Perseguindo o sonho de um dia representar o Brasil na IMO e seguir carreira nas matérias exatas, Juliana está otimista com o desafio da EGMO. “É uma responsabilidade muito grande representar o Brasil numa competição internacional e há uma certa pressão sobre nós. Mas basta treinarmos e estudarmos que, tenho certeza de que podemos voltar com medalhas e, com nossa superação, mostrar para outras meninas que elas podem também. A Matemática está aí para todas”, disse.

 

Jamile Falcão Rebouças

Mais nova do grupo, Jamile Falcão Rebouças, 14 anos, está sempre sorrindo. Leitora de Harry Potter e fascinada por História, a adolescente de Fortaleza (CE) aprendeu a gostar de Matemática em casa, por influência da mãe, professora da matéria.

Embora a habilidade para lidar com fórmulas e números esteja “no sangue”, ela só percebeu que levava jeito para a disciplina depois da primeira competição.

“A Matemática não é aquela matéria que, em determinado momento, se diz: eu domino todo esse conteúdo.

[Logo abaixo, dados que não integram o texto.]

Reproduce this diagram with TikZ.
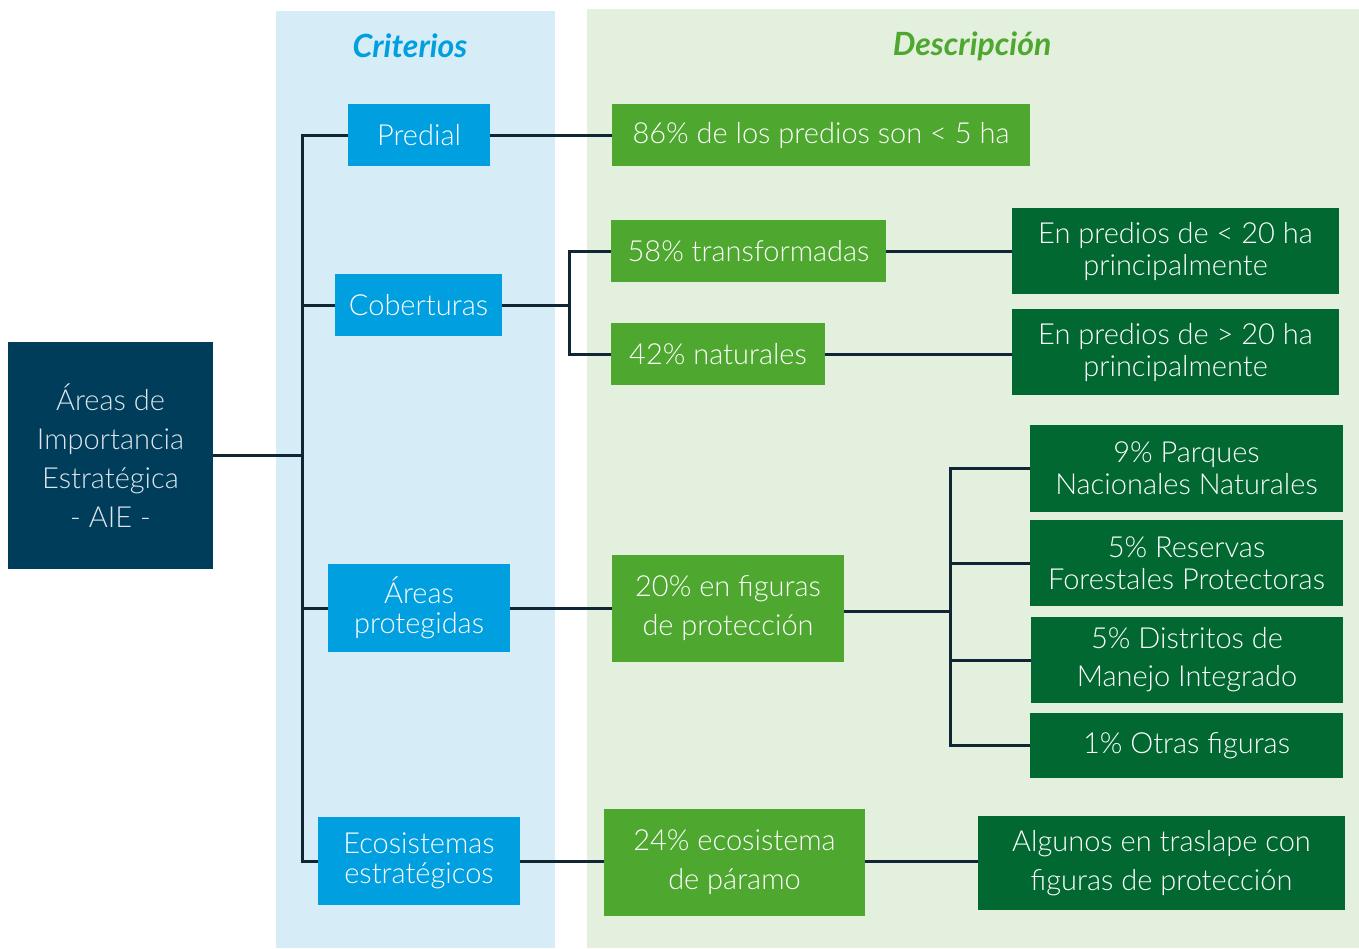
\documentclass[tikz,border=0pt]{standalone}
\usepackage{fontspec}
\setmainfont{Lato Light}[BoldFont={Lato Bold}, BoldItalicFont={Lato Bold Italic}]
\definecolor{critbg}{RGB}{214,237,248}
\definecolor{descbg}{RGB}{228,240,222}
\definecolor{critblue}{RGB}{0,159,223}
\definecolor{lightgreen}{RGB}{78,167,46}
\definecolor{darkgreen}{RGB}{0,104,48}
\definecolor{navy}{RGB}{0,61,90}
\definecolor{linecol}{RGB}{16,38,52}
\begin{document}
\begin{tikzpicture}[x=0.5pt, y=-0.5pt,
    box/.style = {inner sep=0pt, align=center, text=white, font=\fontsize{14.5}{19.5}\selectfont},
    tight/.style = {font=\fontsize{14.5}{#1}\selectfont},
    crit/.style = {box, fill=critblue, tight=15},
    desc/.style = {box, fill=lightgreen},
    detail/.style = {box, fill=darkgreen, tight=16},
    link/.style = {draw=linecol, line width=1.5pt},
    title/.style = {font=\fontsize{16}{18}\selectfont\bfseries\itshape}]
    \useasboundingbox (0,0) rectangle (1359,948);
    \fill[critbg] (276,11) rectangle (555,948);
    \fill[descbg] (587,9) rectangle (1359,948);
    \node[title, text=critblue] (tcrit) at (410,46) {Criterios};
    \node[title, text=lightgreen] (tdesc) at (972,46) {Descripción};

    \node[box, fill=navy, text={rgb,255:red,222;green,230;blue,236}, minimum width=102.5pt, minimum height=113.5pt] (aie) at (110.5,455.5) {Áreas de\\Importancia\\Estratégica\\- AIE -};

    \node[crit, minimum width=71pt, minimum height=31pt] (predial) at (419,135) {Predial};
    \node[crit, minimum width=83.5pt, minimum height=31pt] (cober) at (418.5,305) {Coberturas};
    \node[crit, minimum width=91pt, minimum height=44pt] (areas) at (419,608) {Áreas\\protegidas};
    \node[crit, minimum width=101pt, minimum height=44pt] (ecos) at (419,861) {Ecosistemas\\estratégicos};

    \node[desc, minimum width=209pt, minimum height=31pt] (p86) at (821,135) {86\% de los predios son < 5 ha};
    \node[desc, minimum width=137.5pt, minimum height=31pt] (p58) at (748.5,251) {58\% transformadas};
    \node[desc, minimum width=107pt, minimum height=31pt] (p42) at (718,354) {42\% naturales};
    \node[desc, minimum width=116pt, minimum height=53.5pt] (p20) at (728,608.5) {20\% en figuras\\de protección};
    \node[desc, minimum width=130.5pt, minimum height=53.5pt] (p24) at (734.5,862.5) {24\% ecosistema\\de páramo};

    \node[detail, minimum width=163.5pt, minimum height=43pt] (menor) at (1175.5,251) {En predios de < 20 ha\\principalmente};
    \node[detail, minimum width=163.5pt, minimum height=43pt] (mayor) at (1175.5,352) {En predios de > 20 ha\\principalmente};
    \node[detail, minimum width=156.5pt, minimum height=43.5pt] (pnn) at (1186.5,468.5) {9\% Parques\\Nacionales Naturales};
    \node[detail, minimum width=156.5pt, minimum height=43pt] (rfp) at (1186.5,563) {5\% Reservas\\Forestales Protectoras};
    \node[detail, tight=19, minimum width=156pt, minimum height=43pt] (dmi) at (1187,660) {5\% Distritos de\\Manejo Integrado};
    \node[detail, minimum width=156.5pt, minimum height=32.5pt] (otras) at (1186.5,745.5) {1\% Otras figuras};
    \node[detail, tight=19.5, minimum width=183.5pt, minimum height=47pt] (algunos) at (1161.5,863) {Algunos en traslape con\\figuras de protección};

    % criterios
    \coordinate (busT) at (302,135);
    \coordinate (busB) at (302,861);
    \draw[link] (predial.west) -- (busT) -- (busB) -- (ecos.west);
    \draw[link] (aie.east) -- (aie.east -| busT);
    \draw[link] (cober.west) -- (cober.west -| busT);
    \draw[link] (areas.west) -- (areas.west -| busT);

    % descripcion
    \draw[link] (predial.east) -- (p86.west |- predial.east);
    \coordinate (forkC) at (569,305);
    \draw[link] (cober.east) -- (forkC);
    \draw[link] (p58.west) -| (forkC) |- (p42.west);
    \draw[link] (p58.east) -- (menor.west |- p58.east);
    \draw[link] (p42.east) -- (mayor.west |- p42.east);
    \draw[link] (areas.east) -- (p20.west |- areas.east);
    \coordinate (forkP) at (950,611);
    \draw[link] (p20.east |- forkP) -- (forkP);
    \draw[link] (pnn.west) -| (forkP) |- (otras.west);
    \draw[link] (rfp.west) -- (rfp.west -| forkP);
    \draw[link] (dmi.west) -- (dmi.west -| forkP);
    \draw[link] (ecos.east) -- (p24.west |- ecos.east);
    \draw[link] (p24.east |- ecos.east) -- (algunos.west |- ecos.east);
\end{tikzpicture}
\end{document}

Você pode falar ‘tenho um nível relativamente bom’, mas não tem como saber tudo. Você sempre aprende mais e isso dá incentivo para não parar de estudar. É esse desafio que me fascina.”

Graças ao estudo, Jamile teve “experiências fantásticas”. Sua primeira viagem de avião foi para a 20ª Semana Olímpica, em São José do Rio Preto, em janeiro. Agora se prepara para ir mais longe: à Suíça, representando o Brasil na EGMO.

Ao ser anunciada como membro da seleção feminina, a cearense parecia não acreditar no que estava ouvindo. Entre sorrisos e lágrimas, a cearense parecia não acreditar no que ouvia. O sonho de trilhar um caminho na Matemática ganhava um novo capítulo.

“Participar disso é algo de outro mundo!”

Para Jamile, “a galera tem que tirar esse negócio da cabeça e mostrar que Matemática é tanto para meninos quanto para meninas. Não tem essa coisa de gênero”, definiu.

Antes sonhos distantes, agora participar da EGMO e da IMO já passou a ser uma realidade possível. “Você vê os caras [que conseguiram] e eles são uns monstros. Mas penso: mais novos, eles eram como a gente. Então, por que não tentar? Estou aqui para isso”.